==== Source material
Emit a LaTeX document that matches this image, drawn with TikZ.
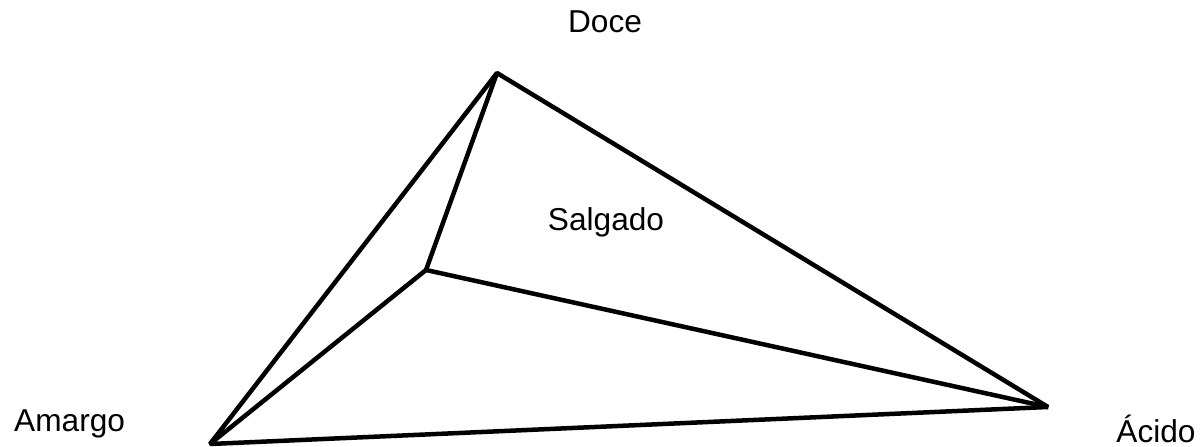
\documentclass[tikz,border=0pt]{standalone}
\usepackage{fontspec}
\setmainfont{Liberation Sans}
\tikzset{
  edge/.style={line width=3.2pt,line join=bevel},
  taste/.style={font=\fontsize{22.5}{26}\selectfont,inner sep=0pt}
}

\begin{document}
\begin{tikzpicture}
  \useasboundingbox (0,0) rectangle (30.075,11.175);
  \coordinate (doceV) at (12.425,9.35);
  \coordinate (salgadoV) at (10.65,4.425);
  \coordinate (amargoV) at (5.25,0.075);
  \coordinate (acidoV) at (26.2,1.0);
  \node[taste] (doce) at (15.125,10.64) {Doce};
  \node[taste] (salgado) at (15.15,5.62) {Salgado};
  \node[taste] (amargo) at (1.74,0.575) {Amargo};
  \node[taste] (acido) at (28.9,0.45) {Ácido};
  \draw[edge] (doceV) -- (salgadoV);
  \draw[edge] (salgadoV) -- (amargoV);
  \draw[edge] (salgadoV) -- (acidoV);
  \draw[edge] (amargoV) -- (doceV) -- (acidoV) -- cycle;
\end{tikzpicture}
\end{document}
========
- Task details
Without the pictures, output the full listing exactly as it stands.

- Correct response
Emit a LaTeX document that matches this image, drawn with TikZ.
\documentclass[tikz,border=0pt]{standalone}
\usepackage{fontspec}
\setmainfont{Liberation Sans}
\tikzset{
  edge/.style={line width=3.2pt,line join=bevel},
  taste/.style={font=\fontsize{22.5}{26}\selectfont,inner sep=0pt}
}

\begin{document}
\begin{tikzpicture}
  \useasboundingbox (0,0) rectangle (30.075,11.175);
  \coordinate (doceV) at (12.425,9.35);
  \coordinate (salgadoV) at (10.65,4.425);
  \coordinate (amargoV) at (5.25,0.075);
  \coordinate (acidoV) at (26.2,1.0);
  \node[taste] (doce) at (15.125,10.64) {Doce};
  \node[taste] (salgado) at (15.15,5.62) {Salgado};
  \node[taste] (amargo) at (1.74,0.575) {Amargo};
  \node[taste] (acido) at (28.9,0.45) {Ácido};
  \draw[edge] (doceV) -- (salgadoV);
  \draw[edge] (salgadoV) -- (amargoV);
  \draw[edge] (salgadoV) -- (acidoV);
  \draw[edge] (amargoV) -- (doceV) -- (acidoV) -- cycle;
\end{tikzpicture}
\end{document}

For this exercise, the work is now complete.